Homework 1
Math 105 - Summer 2023
(1) Prove the following identities for union and intersection. Use words to explain your argument (rather than only using symbols like $\forall, \exists, \Leftrightarrow$, etc.).
(a) For any sets $A, B, C$,
\[
A \cup(B \cup C)=(A \cup B) \cup C
\]
(b) For any sets $A, B, C$,
\[
A \cap(B \backslash C)=(A \cap B) \backslash(A \cap C)
\]
(c) For any sets $A, B, C$,
\[
(A \backslash C) \cap(B \backslash C)=(A \cap B) \backslash C
\]
(d) For any sets $A,\lceil\}$ one has $(A \backslash B) \cup B=A$ if and only if $B \subseteq A$.
(2) Let $f: X \rightarrow Y$ be a function. If $C$ is a subset of $X$ we write
\[
f(C):=\{f(x) \mid x \in C\}
\]
In other words, $f(C)$ is the image of the set $C$ under the function $f$.
(a) Prove that $f(A \cap B) \subseteq f(A) \cap f(B)$ for all $A, B \subseteq X$.
(b) Give an example of a function $f: X \rightarrow Y$ and subsets $A, B \subseteq X$ for which the containment in part (a) is proper.

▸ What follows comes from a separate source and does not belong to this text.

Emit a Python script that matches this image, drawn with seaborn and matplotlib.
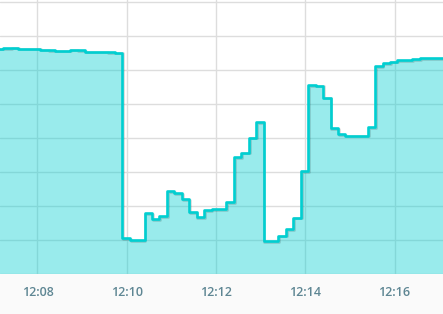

(3) Let $f: X \rightarrow Y$ be a function. If $Z \subseteq Y$ we define the inverse image of $Z$ under $f$ to be the set
\[
f^{-1}(Z):=\{x \in X \mid f(x) \in Z\} .
\]
(a) Let $f: \mathbb{Z} \rightarrow \mathbb{Z}$ be the function defined by $f(n)=n^{2}-2 n+1$. Find $f^{-1}(Z)$ if $Z=\{m \in \mathbb{Z} \mid m> 0\}$.